In the end, what Romero is saying is not an exact analogy to the gun control rhetoric that I cite. However, it runs along the same lines of logic, and in much the same way, flies in the face of much of what we take as fundamental to our system of law, and what ultimately formulates our civilization.

Even though these people have tortured, which is illegal, they should not be punished for their illegal behavior. On the other hand, officially pardoning them gives us an opportunity to establish that torture is not ok, so that future officials will not try to re-instate a new torture program.

This is the argument Romero is essentially making.

Putting aside how ass-backwards that is to anything we normally consider to be justice, if this argument is true, why does this not apply to our entire justice system in the first place?

They should already know torture is illegal.
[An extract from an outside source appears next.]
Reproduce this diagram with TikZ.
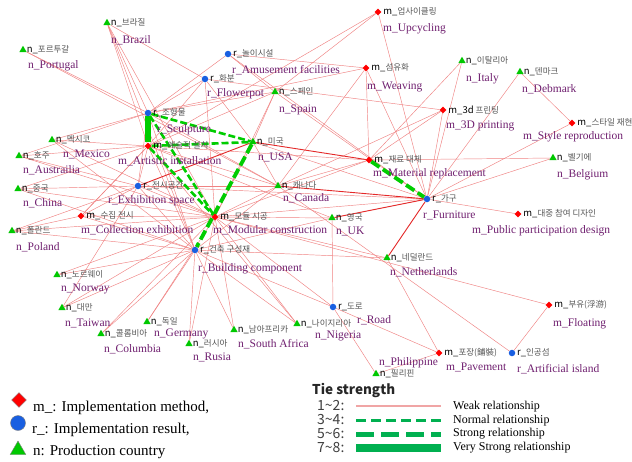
\documentclass[tikz,border=0pt]{standalone}
\usepackage{fontspec}
\setmainfont{Liberation Serif}
\newfontfamily\kofont{Noto Sans CJK KR}
\usetikzlibrary{shapes.geometric, positioning, backgrounds}

\definecolor{mred}{RGB}{255,0,0}
\definecolor{rblue}{RGB}{25,95,225}
\definecolor{ngreen}{RGB}{0,200,0}
\definecolor{labpurple}{RGB}{112,32,112}
\definecolor{kogray}{RGB}{85,85,85}
\definecolor{edgepink}{RGB}{240,130,130}
\definecolor{edgered}{RGB}{228,40,40}
\definecolor{tiegreen}{RGB}{0,205,0}
\definecolor{keygreen}{RGB}{0,176,80}
\definecolor{keypink}{RGB}{240,165,165}

\newcommand{\kopre}[1]{{\color{black}\fontsize{9.5}{10}\selectfont #1}}

\tikzset{
  mnode/.style={diamond, fill=mred, inner sep=0pt, minimum size=7pt},
  rnode/.style={circle, fill=rblue, inner sep=0pt, minimum size=6.5pt},
  nnode/.style={regular polygon, regular polygon sides=3, fill=ngreen, inner sep=0pt, minimum size=8.5pt},
  kolab/.style={font=\kofont\fontsize{8.5}{9}\selectfont, text=kogray, inner sep=0pt},
  enlab/.style={font=\fontsize{11.5}{13}\selectfont, text=labpurple, inner sep=0pt, anchor=base west},
  tieweak/.style={draw=edgepink, line width=0.45pt},
  tiemid/.style={draw=edgered, line width=0.9pt},
  tienormal/.style={draw=tiegreen, line width=2.6pt, dash pattern=on 7pt off 3pt},
  tiestrong/.style={draw=tiegreen, line width=3.8pt, dash pattern=on 10pt off 4pt},
  tievstrong/.style={draw=tiegreen, line width=5.5pt},
  keytext/.style={font=\fontsize{15}{17}\selectfont, inner sep=0pt, anchor=base west},
  tiekey/.style={font=\kofont\fontsize{14}{16}\selectfont, text=black!75, inner sep=0pt, anchor=west},
  tietext/.style={font=\fontsize{12}{14}\selectfont, inner sep=0pt, anchor=west},
}

\begin{document}
\begin{tikzpicture}[x=1pt, y=-1pt]
  \useasboundingbox (0,0) rectangle (632,461);
  % Nodes: methods
  \node (upc) [mnode] at (378,12) {};
  \node (wea) [mnode] at (366,68) {};
  \node (tdp) [mnode] at (443,110) {};
  \node (sty) [mnode] at (572,123) {};
  \node (mat) [mnode] at (369,160) {};
  \node (pub) [mnode] at (518,214) {};
  \node (art) [mnode] at (148,146) {};
  \node (col) [mnode] at (81,216) {};
  \node (mod) [mnode] at (215,217) {};
  \node (flo) [mnode] at (549,305) {};
  \node (pav) [mnode] at (439,353) {};
  % Nodes: results
  \node (amu) [rnode] at (228,54) {};
  \node (flw) [rnode] at (205,79) {};
  \node (scu) [rnode] at (148,113) {};
  \node (exh) [rnode] at (138,186) {};
  \node (bld) [rnode] at (195,250) {};
  \node (fur) [rnode] at (427,199) {};
  \node (roa) [rnode] at (333,307) {};
  \node (isl) [rnode] at (512,353) {};
  % Nodes: countries
  \node (bra) [nnode] at (107,23) {};
  \node (por) [nnode] at (23,50) {};
  \node (spa) [nnode] at (275,92) {};
  \node (usa) [nnode] at (253,142) {};
  \node (ita) [nnode] at (462,61) {};
  \node (den) [nnode] at (520,72) {};
  \node (mex) [nnode] at (52,140) {};
  \node (aus) [nnode] at (19,156) {};
  \node (chi) [nnode] at (18,189) {};
  \node (pol) [nnode] at (12,231) {};
  \node (can) [nnode] at (278,186) {};
  \node (uk) [nnode] at (332,218) {};
  \node (bel) [nnode] at (553,158) {};
  \node (net) [nnode] at (387,258) {};
  \node (nor) [nnode] at (57,275) {};
  \node (tai) [nnode] at (62,308) {};
  \node (clm) [nnode] at (101,334) {};
  \node (ger) [nnode] at (147,322) {};
  \node (rus) [nnode] at (189,344) {};
  \node (saf) [nnode] at (234,330) {};
  \node (nig) [nnode] at (297,324) {};
  \node (phi) [nnode] at (376,374) {};
  % Korean labels
  \node (upc-ko) [kolab, right=1.5pt of upc] {\kopre{m\_}업사이클링};
  \node (wea-ko) [kolab, right=1.5pt of wea] {\kopre{m\_}섬유화};
  \node (tdp-ko) [kolab, right=1.5pt of tdp] {\kopre{m\_3d} 프린팅};
  \node (sty-ko) [kolab, right=1.5pt of sty] {\kopre{m\_}스타일 재현};
  \node (mat-ko) [kolab, right=1.5pt of mat] {\kopre{m\_}재료 대체};
  \node (pub-ko) [kolab, right=1.5pt of pub] {\kopre{m\_}대중 참여 디자인};
  \node (art-ko) [kolab, right=1.5pt of art] {\kopre{m\_}예술적 설치};
  \node (col-ko) [kolab, right=1.5pt of col] {\kopre{m\_}수집 전시};
  \node (mod-ko) [kolab, right=1.5pt of mod] {\kopre{m\_}모듈 시공};
  \node (flo-ko) [kolab, right=1.5pt of flo] {\kopre{m\_}부유(浮游)};
  \node (pav-ko) [kolab, right=1.5pt of pav] {\kopre{m\_}포장(鋪裝)};
  \node (amu-ko) [kolab, right=1.5pt of amu] {\kopre{r\_}놀이시설};
  \node (flw-ko) [kolab, right=1.5pt of flw] {\kopre{r\_}화분};
  \node (scu-ko) [kolab, right=1.5pt of scu] {\kopre{r\_}조형물};
  \node (exh-ko) [kolab, right=1.5pt of exh] {\kopre{r\_}전시공간};
  \node (bld-ko) [kolab, right=1.5pt of bld] {\kopre{r\_}건축 구성재};
  \node (fur-ko) [kolab, right=1.5pt of fur] {\kopre{r\_}가구};
  \node (roa-ko) [kolab, right=1.5pt of roa] {\kopre{r\_}도로};
  \node (isl-ko) [kolab, right=1.5pt of isl] {\kopre{r\_}인공섬};
  \node (bra-ko) [kolab, right=1pt of bra] {\kopre{n\_}브라질};
  \node (por-ko) [kolab, right=1pt of por] {\kopre{n\_}포르투갈};
  \node (spa-ko) [kolab, right=1pt of spa] {\kopre{n\_}스페인};
  \node (usa-ko) [kolab, right=1pt of usa] {\kopre{n\_}미국};
  \node (ita-ko) [kolab, right=1pt of ita] {\kopre{n\_}이탈리아};
  \node (den-ko) [kolab, right=1pt of den] {\kopre{n\_}덴마크};
  \node (mex-ko) [kolab, right=1pt of mex] {\kopre{n\_}멕시코};
  \node (aus-ko) [kolab, right=1pt of aus] {\kopre{n\_}호주};
  \node (chi-ko) [kolab, right=1pt of chi] {\kopre{n\_}중국};
  \node (pol-ko) [kolab, right=1pt of pol] {\kopre{n\_}폴란드};
  \node (can-ko) [kolab, right=1pt of can] {\kopre{n\_}캐나다};
  \node (uk-ko) [kolab, right=1pt of uk] {\kopre{n\_}영국};
  \node (bel-ko) [kolab, right=1pt of bel] {\kopre{n\_}벨기에};
  \node (net-ko) [kolab, right=1pt of net] {\kopre{n\_}네덜란드};
  \node (nor-ko) [kolab, right=1pt of nor] {\kopre{n\_}노르웨이};
  \node (tai-ko) [kolab, right=1pt of tai] {\kopre{n\_}대만};
  \node (clm-ko) [kolab, right=1pt of clm] {\kopre{n\_}콜롬비아};
  \node (ger-ko) [kolab, right=1pt of ger] {\kopre{n\_}독일};
  \node (rus-ko) [kolab, right=1pt of rus] {\kopre{n\_}러시아};
  \node (saf-ko) [kolab, right=1pt of saf] {\kopre{n\_}남아프리카};
  \node (nig-ko) [kolab, right=1pt of nig] {\kopre{n\_}나이지리아};
  \node (phi-ko) [kolab, right=1pt of phi] {\kopre{n\_}필리핀};
  % English labels
  \node (upc-en) [enlab] at (383,31) {m\_Upcycling};
  \node (wea-en) [enlab] at (367,89) {m\_Weaving};
  \node (tdp-en) [enlab] at (446,128) {m\_3D printing};
  \node (sty-en) [enlab] at (523,139) {m\_Style reproduction};
  \node (mat-en) [enlab] at (373,176) {m\_Material replacement};
  \node (pub-en) [enlab] at (472,233) {m\_Public participation design};
  \node (art-en) [enlab] at (118,164) {m\_Artistic installation};
  \node (col-en) [enlab] at (81,233) {m\_Collection exhibition};
  \node (mod-en) [enlab] at (213,233) {m\_Modular construction};
  \node (flo-en) [enlab] at (553,326) {m\_Floating};
  \node (pav-en) [enlab] at (446,370) {m\_Pavement};
  \node (amu-en) [enlab] at (232,73) {r\_Amusement facilities};
  \node (flw-en) [enlab] at (207,96) {r\_Flowerpot};
  \node (scu-en) [enlab] at (157,132) {r\_Sculpture};
  \node (exh-en) [enlab] at (108,203) {r\_Exhibition space};
  \node (bld-en) [enlab] at (198,271) {r\_Building component};
  \node (fur-en) [enlab] at (423,218) {r\_Furniture};
  \node (roa-en) [enlab] at (357,323) {r\_Road};
  \node (isl-en) [enlab] at (517,372) {r\_Artificial island};
  \node (bra-en) [enlab] at (111,43) {n\_Brazil};
  \node (por-en) [enlab] at (28,68) {n\_Portugal};
  \node (spa-en) [enlab] at (279,112) {n\_Spain};
  \node (usa-en) [enlab] at (258,160) {n\_USA};
  \node (ita-en) [enlab] at (466,81) {n\_Italy};
  \node (den-en) [enlab] at (522,92) {n\_Debmark};
  \node (mex-en) [enlab] at (63,157) {n\_Mexico};
  \node (aus-en) [enlab] at (23,173) {n\_Austrailia};
  \node (chi-en) [enlab] at (23,206) {n\_China};
  \node (pol-en) [enlab] at (16,250) {n\_Poland};
  \node (can-en) [enlab] at (283,201) {n\_Canada};
  \node (uk-en) [enlab] at (336,234) {n\_UK};
  \node (bel-en) [enlab] at (557,177) {n\_Belgium};
  \node (net-en) [enlab] at (390,275) {n\_Netherlands};
  \node (nor-en) [enlab] at (61,291) {n\_Norway};
  \node (tai-en) [enlab] at (65,326) {n\_Taiwan};
  \node (clm-en) [enlab] at (104,352) {n\_Columbia};
  \node (ger-en) [enlab] at (154,336) {n\_Germany};
  \node (rus-en) [enlab] at (193,360) {n\_Rusia};
  \node (saf-en) [enlab] at (238,347) {n\_South Africa};
  \node (nig-en) [enlab] at (315,338) {n\_Nigeria};
  \node (phi-en) [enlab] at (379,365) {n\_Philippine};
  % Ties
  \begin{scope}[on background layer]
    \fill[white] (0,0) rectangle (632,461);
    \foreach \a/\b in {bra/scu, bra/art, bra/flw, bra/mod, bra/bld, por/scu, por/can,
      flw/scu, flw/art, flw/tdp, flw/mod, flw/usa, amu/wea, amu/spa, amu/fur, amu/scu,
      upc/spa, upc/art, upc/fur, wea/can, wea/fur, wea/mat, wea/scu, ita/mat, ita/fur,
      den/fur, den/sty, tdp/can, tdp/mat, tdp/fur, sty/fur, mat/bel, mat/can, mat/mod,
      mat/art, fur/bel, fur/pub, fur/mod, fur/usa, fur/exh, fur/spa, spa/scu, spa/art,
      spa/mod, usa/can, usa/mod, usa/spa, mex/art, mex/scu, mex/mod, mex/bld, aus/scu,
      aus/art, aus/exh, aus/mod, chi/exh, chi/mod, chi/bld, chi/art, pol/mod, pol/bld,
      pol/col, pol/exh, col/mod, col/bld, col/exh, col/art, exh/mod, exh/bld, exh/scu,
      exh/can, exh/art, nor/bld, nor/mod, tai/bld, tai/mod, tai/exh, clm/bld, clm/mod,
      ger/bld, ger/mod, rus/bld, rus/mod, saf/bld, saf/mod, nig/bld, nig/mod, nig/art,
      can/mod, can/bld, can/scu, can/art, uk/mod, uk/bld, uk/roa, uk/art, net/bld,
      net/mod, net/pav, roa/bld, roa/mod, roa/phi, roa/pav, phi/pav, flo/isl, mod/flo,
      can/isl, art/bld, scu/bld, art/col}
      \draw[tieweak] (\a) -- (\b);
    \draw[tiemid] (usa) -- (mat);
    \draw[tiemid] (usa) -- (exh);
    \draw[tiemid] (fur) -- (uk);
    \draw[tiemid] (fur) -- (net);
    \draw[tiemid] (fur) -- (can);
    \draw[tienormal] (scu) -- (usa);
    \draw[tienormal] (art) -- (usa);
    \draw[tienormal] (scu) -- (mod);
    \draw[tienormal] (art) -- (mod);
    \draw[tiestrong] (usa) -- (bld);
    \draw[tiestrong] (mat) -- (fur);
    \draw[tievstrong] (scu) -- (art);
  \end{scope}
  % Legend: node kinds
  \node (key-m) [mnode, draw=black!50, minimum size=15pt] at (19,400) {};
  \node (key-r) [rnode, draw=black!50, minimum size=15pt] at (18,423) {};
  \node (key-n) [nnode, draw=black!50, minimum size=18pt] at (18,450) {};
  \node (key-m-txt) [keytext] at (33,411) {m\_: Implementation method,};
  \node (key-r-txt) [keytext] at (32,433) {r\_: Implementation result,};
  \node (key-n-txt) [keytext] at (33,455) {n: Production country};
  % Legend: tie strength
  \node (tie-title) [tiekey, font=\kofont\bfseries\fontsize{13.5}{15}\selectfont, text=black!85] at (312,390) {Tie strength};
  \node (k12) [tiekey] at (317,406) {1\textasciitilde 2:};
  \node (k34) [tiekey] at (317,420) {3\textasciitilde 4:};
  \node (k56) [tiekey] at (317,434) {5\textasciitilde 6:};
  \node (k78) [tiekey] at (317,448) {7\textasciitilde 8:};
  \coordinate (w1a) at (356,406);
  \coordinate (w1b) at (441,406);
  \coordinate (w2a) at (356,420);
  \coordinate (w2b) at (441,420);
  \coordinate (w3a) at (356,434);
  \coordinate (w3b) at (441,434);
  \coordinate (w4a) at (356,448);
  \coordinate (w4b) at (441,448);
  \draw[keypink, line width=1.5pt] (w1a) -- (w1b);
  \draw[keygreen, line width=3pt, dash pattern=on 10pt off 5pt] (w2a) -- (w2b);
  \draw[keygreen, line width=5pt, dash pattern=on 18pt off 7pt] (w3a) -- (w3b);
  \draw[keygreen, line width=8pt] (w4a) -- (w4b);
  \node (kweak) [tietext] at (453,407) {Weak relationship};
  \node (knormal) [tietext] at (453,421) {Normal relationship};
  \node (kstrong) [tietext] at (453,434) {Strong relationship};
  \node (kvstrong) [tietext] at (453,448) {Very Strong relationship};
\end{tikzpicture}
\end{document}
They should already feel that if they tried to allow torture, that they would be punished for it. That should apply to future, present, and past officials.

Because, if that applies to people who commit the crime of torture, why does that not apply to all crime? Drunk drivers should already know drunk driving is illegal. They should already feel that if they try to drink and drive, that they would be punished for it. Are we supposed to let a drunk driver off the hook today because it lets future drunk drivers know that it is not ok? NO! They should already know that. Isn't it true that ignorance of the law is not an excuse to break it?

Whether these officials knew that what they were doing is illegal, whether they had orders or permission, whether they thought it would save lives, none of that matters. In the end, they were committing torture. That is the crime they should be judged against, based on what is established in the letter of the law. Just like any other criminal should expect from our justice system. What protection is there in a justice system that does anything different?

In our system, we established, long ago, that torture was not ok, whether it was approved by senior officials or not, and if so, those senior officials are just as guilty for breaking the law. Letting them get away with it now, so that future officials will not be tempted to allow torture, is exactly the opposite of how our justice system is supposed to work.